| The request |
Drop the pictures, then extract the listing word for word.

| Data block |
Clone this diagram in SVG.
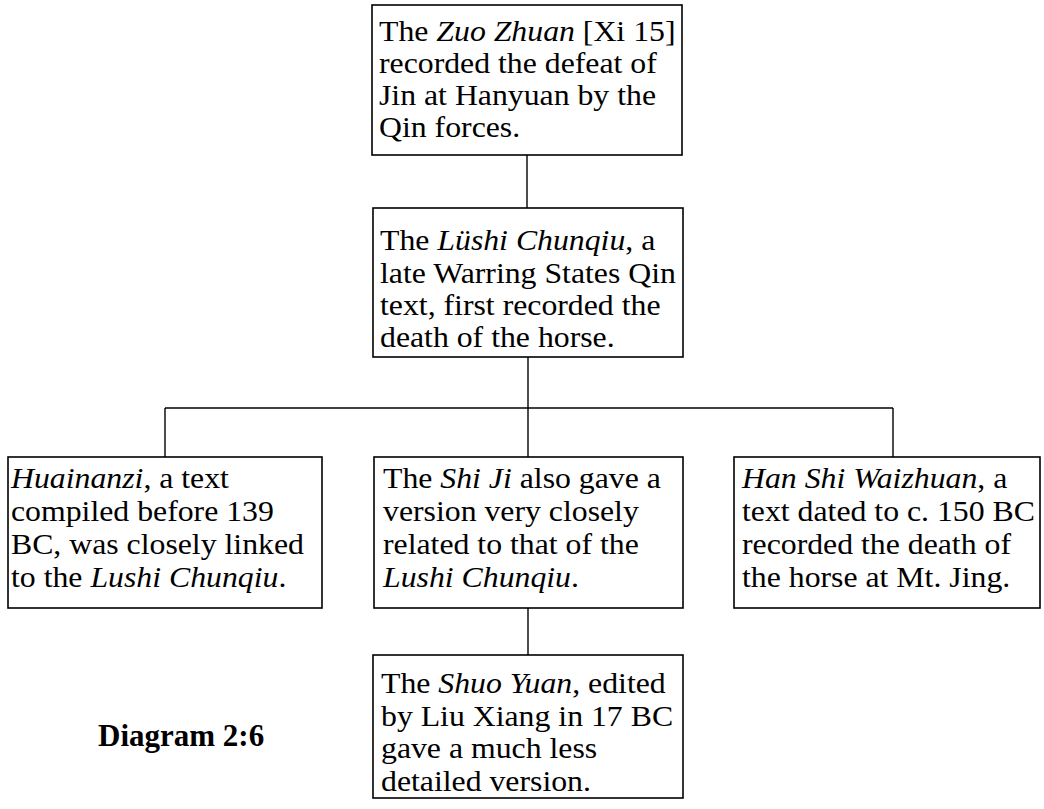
<svg xmlns="http://www.w3.org/2000/svg" width="1044" height="809" viewBox="0 0 1044 809">
  <style>
    .box { fill: #ffffff; stroke: #000000; stroke-width: 1.6; }
    .link { fill: none; stroke: #000000; stroke-width: 1.4; }
    .t { font-family: "Liberation Serif", "Times New Roman", serif; font-size: 28.5px; fill: #000000; }
    .i { font-style: italic; }
    .title { font-family: "Liberation Serif", "Times New Roman", serif; font-size: 31px; font-weight: bold; fill: #000000; }
  </style>
  <rect width="1044" height="809" fill="#ffffff"/>

  <!-- connectors -->
  <g id="connectors">
    <line class="link" x1="527" y1="155" x2="527" y2="208"/>
    <line class="link" x1="528" y1="357" x2="528" y2="408"/>
    <line class="link" x1="165" y1="408" x2="893" y2="408"/>
    <line class="link" x1="165" y1="408" x2="165" y2="457"/>
    <line class="link" x1="528" y1="408" x2="528" y2="457"/>
    <line class="link" x1="893" y1="408" x2="893" y2="457"/>
    <line class="link" x1="528" y1="608" x2="528" y2="655"/>
  </g>

  <!-- Zuo Zhuan -->
  <g id="zuo-zhuan">
    <rect class="box" x="372" y="5" width="310" height="150"/>
    <g transform="translate(379,0) scale(1.115,1)">
      <text class="t" x="0" y="41">The <tspan class="i">Zuo Zhuan</tspan> [Xi 15]</text>
      <text class="t" x="0" y="73">recorded the defeat of</text>
      <text class="t" x="0" y="105">Jin at Hanyuan by the</text>
      <text class="t" x="0" y="137">Qin forces.</text>
    </g>
  </g>

  <!-- Lüshi Chunqiu -->
  <g id="lushi-chunqiu">
    <rect class="box" x="373" y="208" width="310" height="149"/>
    <g transform="translate(380,0) scale(1.115,1)">
      <text class="t" x="0" y="250">The <tspan class="i">Lüshi Chunqiu</tspan>, a</text>
      <text class="t" x="0" y="283">late Warring States Qin</text>
      <text class="t" x="0" y="315">text, first recorded the</text>
      <text class="t" x="0" y="347">death of the horse.</text>
    </g>
  </g>

  <!-- Huainanzi -->
  <g id="huainanzi">
    <rect class="box" x="8" y="457" width="314" height="151"/>
    <g transform="translate(11,0) scale(1.115,1)">
      <text class="t" x="0" y="488"><tspan class="i">Huainanzi</tspan>, a text</text>
      <text class="t" x="0" y="521">compiled before 139</text>
      <text class="t" x="0" y="554">BC, was closely linked</text>
      <text class="t" x="0" y="587">to the <tspan class="i">Lushi Chunqiu</tspan>.</text>
    </g>
  </g>

  <!-- Shi Ji -->
  <g id="shi-ji">
    <rect class="box" x="374" y="457" width="309" height="151"/>
    <g transform="translate(383,0) scale(1.115,1)">
      <text class="t" x="0" y="488">The <tspan class="i">Shi Ji</tspan> also gave a</text>
      <text class="t" x="0" y="521">version very closely</text>
      <text class="t" x="0" y="554">related to that of the</text>
      <text class="t" x="0" y="587"><tspan class="i">Lushi Chunqiu</tspan>.</text>
    </g>
  </g>

  <!-- Han Shi Waizhuan -->
  <g id="han-shi-waizhuan">
    <rect class="box" x="734" y="457" width="306" height="151"/>
    <g transform="translate(742,0) scale(1.115,1)">
      <text class="t" x="0" y="488"><tspan class="i">Han Shi Waizhuan</tspan>, a</text>
      <text class="t" x="0" y="521">text dated to c. 150 BC</text>
      <text class="t" x="0" y="554">recorded the death of</text>
      <text class="t" x="0" y="587">the horse at Mt. Jing.</text>
    </g>
  </g>

  <!-- Shuo Yuan -->
  <g id="shuo-yuan">
    <rect class="box" x="373" y="655" width="310" height="143"/>
    <g transform="translate(381,0) scale(1.115,1)">
      <text class="t" x="0" y="693">The <tspan class="i">Shuo Yuan</tspan>, edited</text>
      <text class="t" x="0" y="726">by Liu Xiang in 17 BC</text>
      <text class="t" x="0" y="758">gave a much less</text>
      <text class="t" x="0" y="791">detailed version.</text>
    </g>
  </g>

  <!-- caption -->
  <text class="title" x="98" y="746">Diagram 2:6</text>
</svg>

| Output for this exercise |
Clone this diagram in SVG.
<svg xmlns="http://www.w3.org/2000/svg" width="1044" height="809" viewBox="0 0 1044 809">
  <style>
    .box { fill: #ffffff; stroke: #000000; stroke-width: 1.6; }
    .link { fill: none; stroke: #000000; stroke-width: 1.4; }
    .t { font-family: "Liberation Serif", "Times New Roman", serif; font-size: 28.5px; fill: #000000; }
    .i { font-style: italic; }
    .title { font-family: "Liberation Serif", "Times New Roman", serif; font-size: 31px; font-weight: bold; fill: #000000; }
  </style>
  <rect width="1044" height="809" fill="#ffffff"/>

  <!-- connectors -->
  <g id="connectors">
    <line class="link" x1="527" y1="155" x2="527" y2="208"/>
    <line class="link" x1="528" y1="357" x2="528" y2="408"/>
    <line class="link" x1="165" y1="408" x2="893" y2="408"/>
    <line class="link" x1="165" y1="408" x2="165" y2="457"/>
    <line class="link" x1="528" y1="408" x2="528" y2="457"/>
    <line class="link" x1="893" y1="408" x2="893" y2="457"/>
    <line class="link" x1="528" y1="608" x2="528" y2="655"/>
  </g>

  <!-- Zuo Zhuan -->
  <g id="zuo-zhuan">
    <rect class="box" x="372" y="5" width="310" height="150"/>
    <g transform="translate(379,0) scale(1.115,1)">
      <text class="t" x="0" y="41">The <tspan class="i">Zuo Zhuan</tspan> [Xi 15]</text>
      <text class="t" x="0" y="73">recorded the defeat of</text>
      <text class="t" x="0" y="105">Jin at Hanyuan by the</text>
      <text class="t" x="0" y="137">Qin forces.</text>
    </g>
  </g>

  <!-- Lüshi Chunqiu -->
  <g id="lushi-chunqiu">
    <rect class="box" x="373" y="208" width="310" height="149"/>
    <g transform="translate(380,0) scale(1.115,1)">
      <text class="t" x="0" y="250">The <tspan class="i">Lüshi Chunqiu</tspan>, a</text>
      <text class="t" x="0" y="283">late Warring States Qin</text>
      <text class="t" x="0" y="315">text, first recorded the</text>
      <text class="t" x="0" y="347">death of the horse.</text>
    </g>
  </g>

  <!-- Huainanzi -->
  <g id="huainanzi">
    <rect class="box" x="8" y="457" width="314" height="151"/>
    <g transform="translate(11,0) scale(1.115,1)">
      <text class="t" x="0" y="488"><tspan class="i">Huainanzi</tspan>, a text</text>
      <text class="t" x="0" y="521">compiled before 139</text>
      <text class="t" x="0" y="554">BC, was closely linked</text>
      <text class="t" x="0" y="587">to the <tspan class="i">Lushi Chunqiu</tspan>.</text>
    </g>
  </g>

  <!-- Shi Ji -->
  <g id="shi-ji">
    <rect class="box" x="374" y="457" width="309" height="151"/>
    <g transform="translate(383,0) scale(1.115,1)">
      <text class="t" x="0" y="488">The <tspan class="i">Shi Ji</tspan> also gave a</text>
      <text class="t" x="0" y="521">version very closely</text>
      <text class="t" x="0" y="554">related to that of the</text>
      <text class="t" x="0" y="587"><tspan class="i">Lushi Chunqiu</tspan>.</text>
    </g>
  </g>

  <!-- Han Shi Waizhuan -->
  <g id="han-shi-waizhuan">
    <rect class="box" x="734" y="457" width="306" height="151"/>
    <g transform="translate(742,0) scale(1.115,1)">
      <text class="t" x="0" y="488"><tspan class="i">Han Shi Waizhuan</tspan>, a</text>
      <text class="t" x="0" y="521">text dated to c. 150 BC</text>
      <text class="t" x="0" y="554">recorded the death of</text>
      <text class="t" x="0" y="587">the horse at Mt. Jing.</text>
    </g>
  </g>

  <!-- Shuo Yuan -->
  <g id="shuo-yuan">
    <rect class="box" x="373" y="655" width="310" height="143"/>
    <g transform="translate(381,0) scale(1.115,1)">
      <text class="t" x="0" y="693">The <tspan class="i">Shuo Yuan</tspan>, edited</text>
      <text class="t" x="0" y="726">by Liu Xiang in 17 BC</text>
      <text class="t" x="0" y="758">gave a much less</text>
      <text class="t" x="0" y="791">detailed version.</text>
    </g>
  </g>

  <!-- caption -->
  <text class="title" x="98" y="746">Diagram 2:6</text>
</svg>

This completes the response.